The title is a sly reference to a TV show I used to see a lot when I was younger of the same name... but in its French version. Ask anyone my age in this country what they thought of “Le Maillon Faible”, they’ll have funny answers to give you.
I’m still surprised I didn’t lie emphasis on the “Everyone runs too fast, too much for him to keep up without losing his breath.” part, since back in 2014 when I started the speculations that lead up to the fic’s birth, it was one of the points I tried way too hard to explain. I’d be glad to explain it but... it’s a little too embarrassing to talk about, to be honest, haha.
The matches against Epsilon Kai and Diamond Dust (especially the former), while super important to the show’s structure, were far less important to what I wanted to say, since it’d have all been said in the Raimon VS Oumihara part anyway. As I said: fish out of the water. It was fun to rediscover the scene at the end of episode 52 where Gouenji gets to show off his new and stronger Fire Tornado, though.

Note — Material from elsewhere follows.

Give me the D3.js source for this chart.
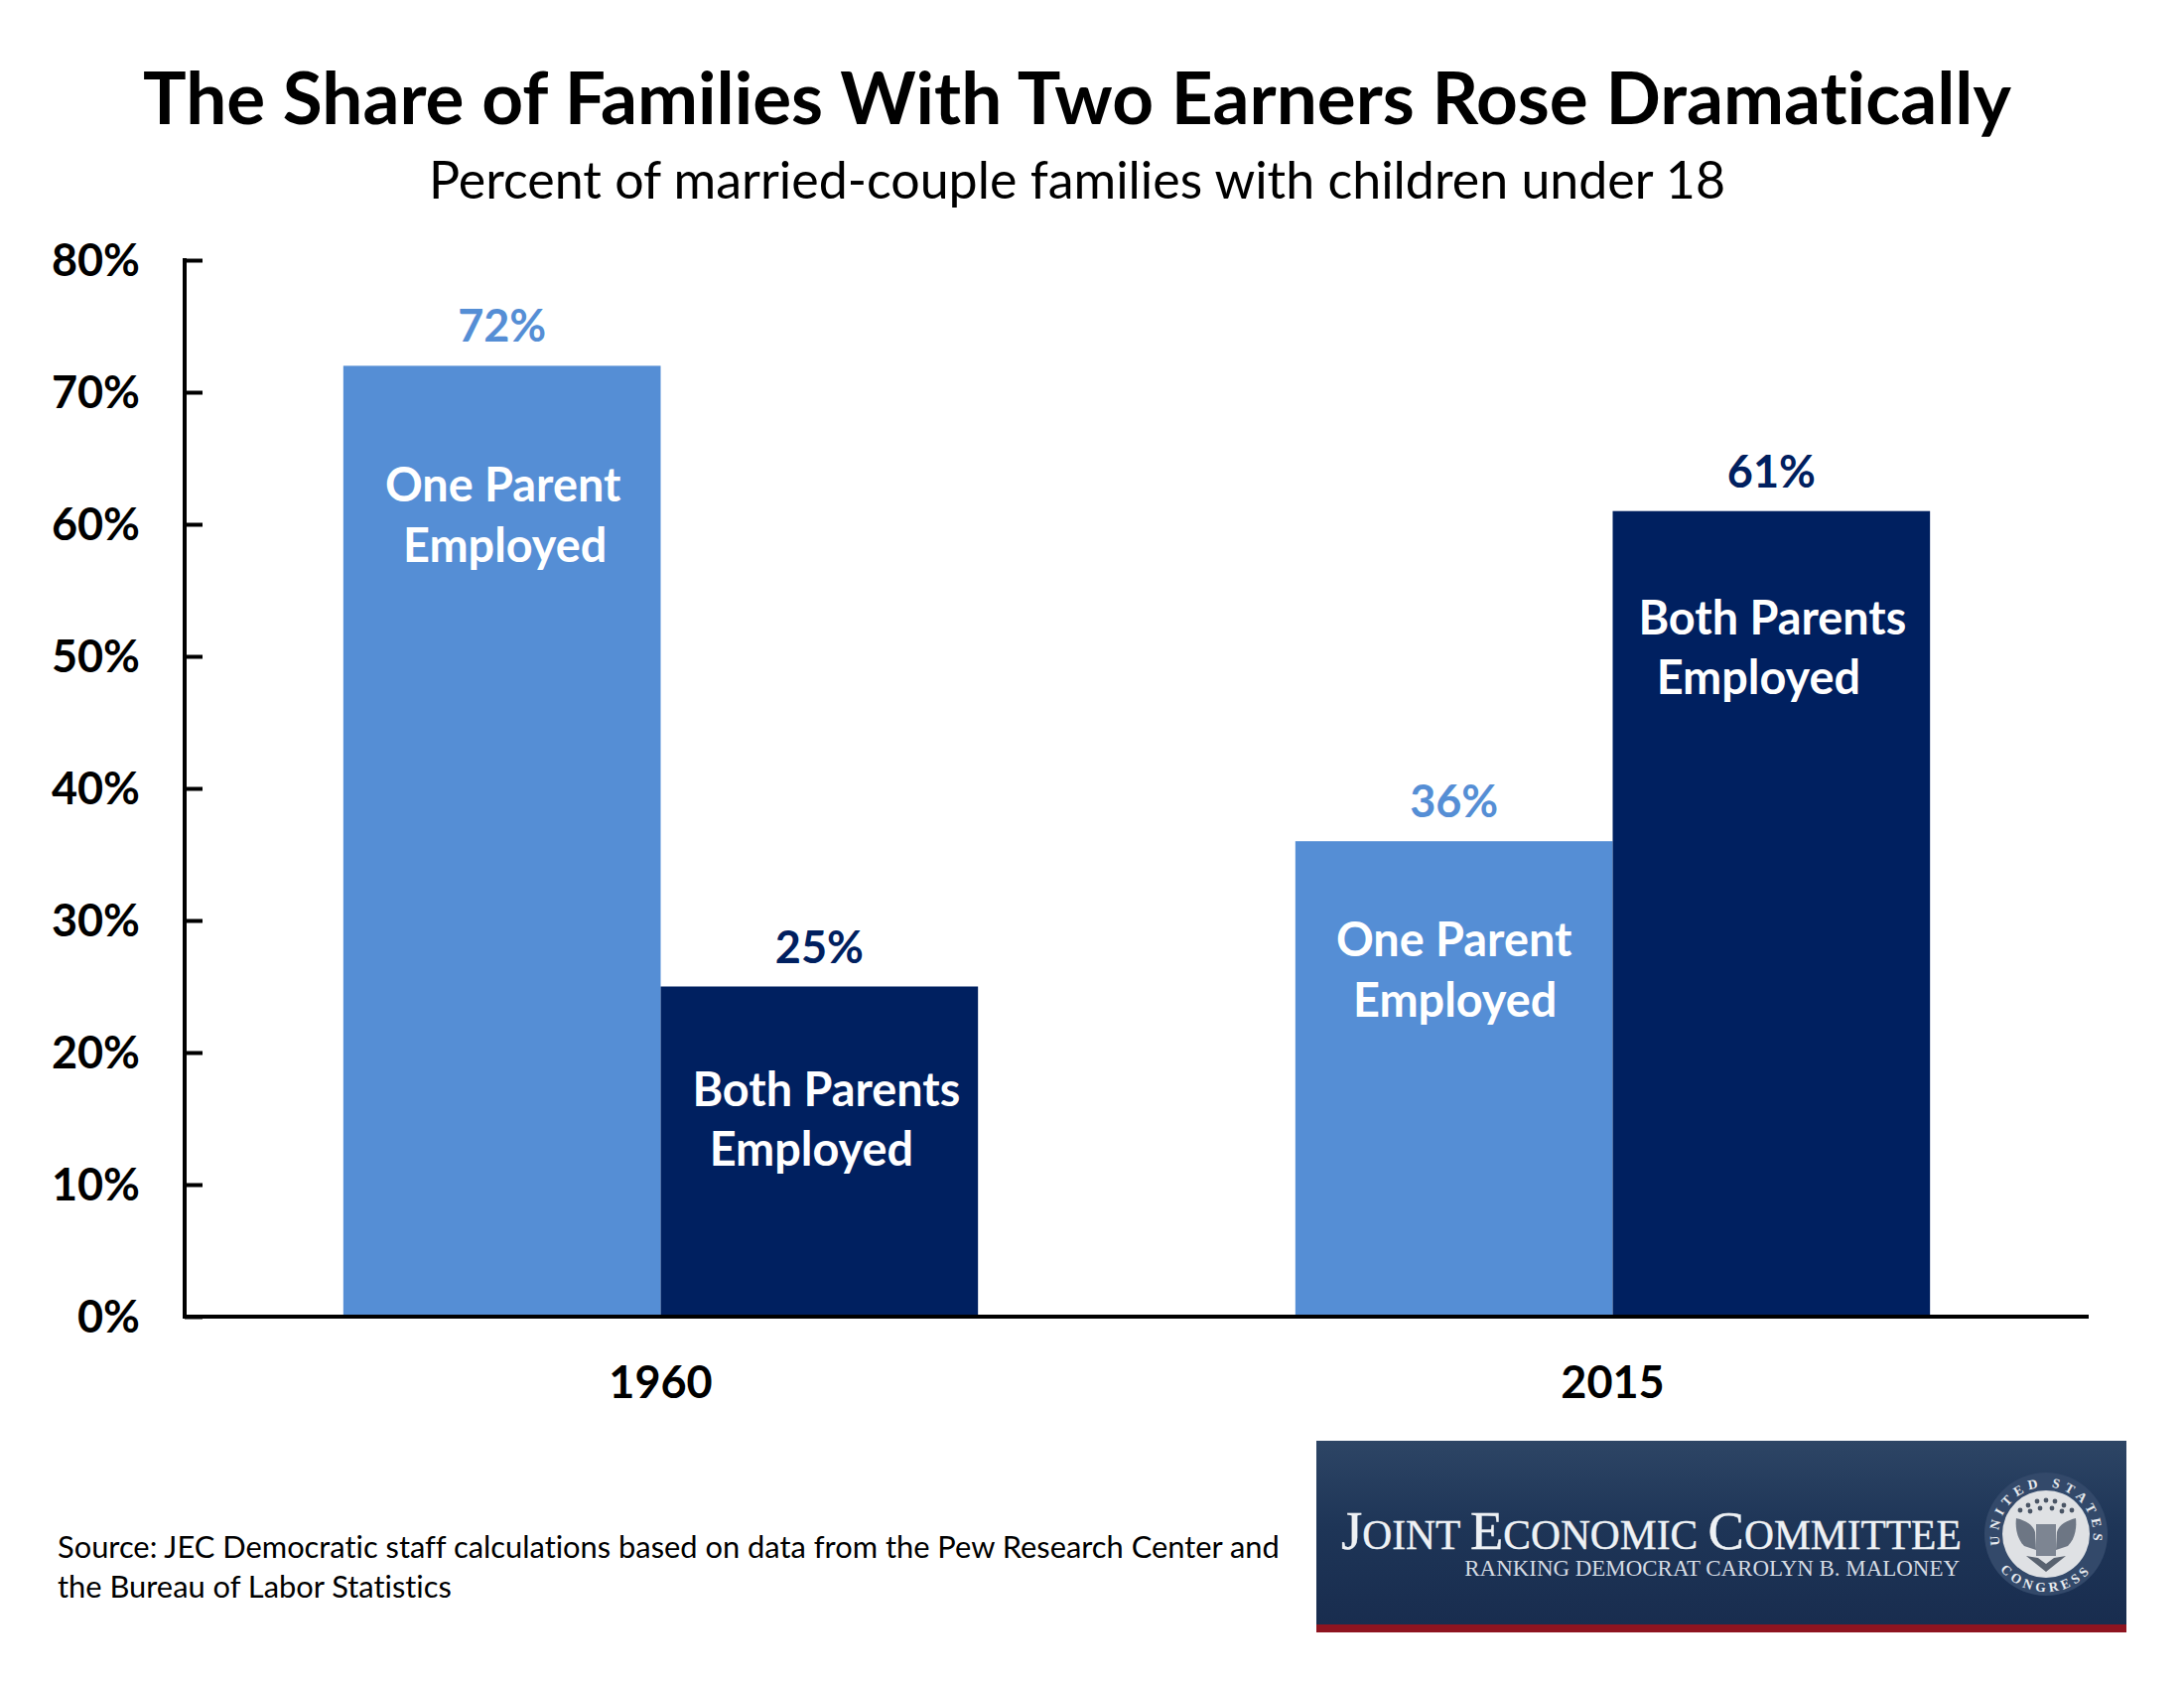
<!DOCTYPE html>
<html><head><meta charset="utf-8">
<script src="https://cdn.jsdelivr.net/npm/d3@7"></script>
<style>html,body{margin:0;padding:0;background:#fff}svg{display:block}text{font-family:Lato,"Open Sans",sans-serif;font-variant-ligatures:none}text.sf{font-family:"Liberation Serif",serif}</style>
</head><body><svg id="c" width="2200" height="1700"></svg>
<script>
const years = ["1960","2015"];
const seriesNames = ["One Parent Employed","Both Parents Employed"];
const onePct = [72,36];
const bothPct = [25,61];
const yTicks = [0,10,20,30,40,50,60,70,80];
const titleText = "The Share of Families With Two Earners Rose Dramatically";
const subtitleText = "Percent of married-couple families with children under 18";
const sourceLines = ["Source: JEC Democratic staff calculations based on data from the Pew Research Center and","the Bureau of Labor Statistics"];
const colors = ["#558ed5","#002060"];

const svg = d3.select("#c");
const y = d3.scaleLinear().domain([0,80]).range([1326,262]);
const x0 = d3.scaleBand().domain(years).range([186,2104]).paddingInner(1/3).paddingOuter(1/6);
const x1 = d3.scaleBand().domain([0,1]).range([0,x0.bandwidth()]);

svg.append("text").attr("x",1085).attr("y",125).attr("text-anchor","middle")
  .attr("font-size",72.9).attr("font-weight",700).attr("fill","#000").text(titleText);
svg.append("text").attr("x",1085).attr("y",200).attr("text-anchor","middle")
  .attr("font-size",51.9).attr("fill","#000").text(subtitleText);

const rows = years.flatMap((yr,i)=>[
  {yr,s:0,v:onePct[i]},{yr,s:1,v:bothPct[i]}]);
svg.selectAll("rect.bar").data(rows).join("rect").attr("class","bar")
  .attr("x",d=>x0(d.yr)+x1(d.s)).attr("width",x1.bandwidth())
  .attr("y",d=>y(d.v)).attr("height",d=>y(0)-y(d.v)).attr("fill",d=>colors[d.s]);

// y axis
const yAxis = d3.axisLeft(y).tickValues(yTicks).tickFormat(d=>d+"%").tickSize(-18).tickPadding(45);
const gy = svg.append("g").attr("transform","translate(186,0)").call(yAxis);
gy.select(".domain").attr("stroke","#000").attr("stroke-width",4).attr("d",`M0,${y(80)-2}V${y(0)+2}`);
gy.selectAll(".tick line").attr("stroke","#000").attr("stroke-width",4);
gy.selectAll(".tick text").attr("font-size",45).attr("font-weight",700).attr("fill","#000")
  .attr("font-family","Lato").attr("dy","0.34em");

// x axis
const xAxis = d3.axisBottom(x0).tickSize(0).tickPadding(50);
const gx = svg.append("g").attr("transform",`translate(0,${y(0)})`).call(xAxis);
gx.select(".domain").attr("stroke","#000").attr("stroke-width",4).attr("d","M186,0H2104");
gx.selectAll(".tick text").attr("font-size",45).attr("font-weight",700).attr("fill","#000")
  .attr("font-family","Lato");

// value labels
svg.selectAll("text.val").data(rows).join("text").attr("class","val")
  .attr("x",d=>x0(d.yr)+x1(d.s)+x1.bandwidth()/2).attr("y",d=>y(d.v)-24)
  .attr("text-anchor","middle").attr("font-size",45).attr("font-weight",700)
  .attr("fill",d=>colors[d.s]).text(d=>d.v+"%");

// inside labels
const inner = [
  {yr:"1960",s:0,drop:137,dx:[1,3]},
  {yr:"1960",s:1,drop:120,dx:[7,-8]},
  {yr:"2015",s:0,drop:116,dx:[0,1]},
  {yr:"2015",s:1,drop:124,dx:[1,-13]}
];
const val = (yr,s)=> (s?bothPct:onePct)[years.indexOf(yr)];
const innerLines = [["One Parent","Employed"],["Both Parents","Employed"]];
inner.forEach(a=>{
  const cx = x0(a.yr)+x1(a.s)+x1.bandwidth()/2;
  innerLines[a.s].forEach((t,i)=>{
    svg.append("text").attr("x",cx+a.dx[i]).attr("y",y(val(a.yr,a.s))+a.drop+i*60.5)
      .attr("text-anchor","middle").attr("font-size",46.8).attr("font-weight",700).attr("fill","#fff").text(t);
  });
});

// source
sourceLines.forEach((t,i)=>svg.append("text").attr("x",58).attr("y",1569+i*40)
  .attr("font-size",30.85).attr("fill","#000").text(t));

// logo
const defs = svg.append("defs");
const g1 = defs.append("linearGradient").attr("id","bg").attr("x1",0).attr("x2",0).attr("y1",0).attr("y2",1);
g1.append("stop").attr("offset",0).attr("stop-color","#2d4565");
g1.append("stop").attr("offset",0.45).attr("stop-color","#1e3557");
g1.append("stop").attr("offset",1).attr("stop-color","#182c4e");
const logo = svg.append("g");
logo.append("rect").attr("x",1326).attr("y",1451).attr("width",816).attr("height",193).attr("fill","url(#bg)");
logo.append("rect").attr("x",1326).attr("y",1636).attr("width",816).attr("height",8).attr("fill","#8e1420");
const t1 = logo.append("text").attr("class","sf").attr("x",1351).attr("y",1560).attr("fill","#eef1f4")
  .attr("stroke","#eef1f4").attr("stroke-width",0.4);
const logoParts = [["J",1],["OINT ",0],["E",1],["CONOMIC ",0],["C",1],["OMMITTEE",0]];
const spans = logoParts.map(([s,b])=>t1.append("tspan").attr("font-size",b?54:41).text(s));
const fit = 625 / t1.node().getComputedTextLength();
spans.forEach((sp,i)=>sp.attr("font-size",(logoParts[i][1]?54:41)*fit));
const t2 = logo.append("text").attr("class","sf").attr("x",1974).attr("y",1587).attr("text-anchor","end")
  .attr("font-size",22).attr("fill","#d5dbe3").text("RANKING DEMOCRAT CAROLYN B. MALONEY");
t2.attr("font-size",22*499/t2.node().getComputedTextLength());
const sx=2061, sy=1545;
logo.append("circle").attr("cx",sx).attr("cy",sy).attr("r",62).attr("fill","#33496a");
logo.append("circle").attr("cx",sx).attr("cy",sy).attr("r",44).attr("fill","#dfe1e4");
defs.append("path").attr("id","arcT").attr("d",`M${sx-46},${sy+12}A47.5,47.5 0 1 1 ${sx+46},${sy+12}`);
defs.append("path").attr("id","arcB").attr("d",`M${sx-53},${sy+25}A59,59 0 0 0 ${sx+53},${sy+25}`);
logo.append("text").attr("class","sf").attr("font-size",13.5).attr("font-weight",700).attr("fill","#e8ebef").attr("letter-spacing",5)
  .append("textPath").attr("href","#arcT").attr("startOffset","50%").attr("text-anchor","middle").text("UNITED STATES");
logo.append("text").attr("class","sf").attr("font-size",13.5).attr("font-weight",700).attr("fill","#e8ebef").attr("letter-spacing",4)
  .append("textPath").attr("href","#arcB").attr("startOffset","50%").attr("text-anchor","middle").text("CONGRESS");
// simplified eagle emblem
logo.append("path").attr("fill","#6d7684").attr("d",`M${sx-30},${sy-16}C${sx-22},${sy-14} ${sx-13},${sy-10} ${sx-11},${sy-2}L${sx-10},${sy+16}L${sx-22},${sy+12}C${sx-30},${sy+4} ${sx-31},${sy-8} ${sx-30},${sy-16}Z`);
logo.append("path").attr("fill","#6d7684").attr("d",`M${sx+30},${sy-16}C${sx+22},${sy-14} ${sx+13},${sy-10} ${sx+11},${sy-2}L${sx+10},${sy+16}L${sx+22},${sy+12}C${sx+30},${sy+4} ${sx+31},${sy-8} ${sx+30},${sy-16}Z`);
logo.append("rect").attr("x",sx-10).attr("y",sy-10).attr("width",20).attr("height",32).attr("fill","#7d8592");
logo.append("path").attr("fill","#59626f").attr("d",`M${sx-20},${sy+22}L${sx},${sy+38}L${sx+20},${sy+22}L${sx+8},${sy+24}L${sx},${sy+30}L${sx-8},${sy+24}Z`);
const stars = [[-26,-24],[-18,-29],[-9,-33],[0,-34],[9,-33],[18,-29],[26,-24],[-16,-23],[-6,-26],[6,-26],[16,-23]];
logo.selectAll("circle.star").data(stars).join("circle").attr("class","star")
  .attr("cx",d=>sx+d[0]).attr("cy",d=>sy+d[1]).attr("r",2.4).attr("fill","#4a5565");
</script></body></html>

I’m also disappointed in myself that I never lay emphasis on that makeshift goalkeeper outfit either, it’s so cute. I remember my younger self being frustrated at its existence, but my 2021 (generally chiller) self is feeling tempted to draw it.
I somehow never caught that Raimon only gets back to Inazuma after the change in their formation, not after the Epsilon Kai match. To be fair, I didn’t even rewatch the match against Diamond Dust for this chapter, I just looked at the collection of screenshots I had courtesy of Inazuma Perfect Pics on Twitter.
CHAPTER 4 - RIPPLES IN THE ENDLESS SEA
I wonder if ValSoul readers are aware of my track record or if they just took interest in this one story, but anyone who knows me has to have guesed this chapter had an ulterior motive for literally years from now. (In actuality, I preferred to have Haruna as a preeminent character before the equivalent of episode 89 so it felt less like the writers realizing they could have a nice dynamic for ship teasing purposes and more like actually trying to build a cool dynamic).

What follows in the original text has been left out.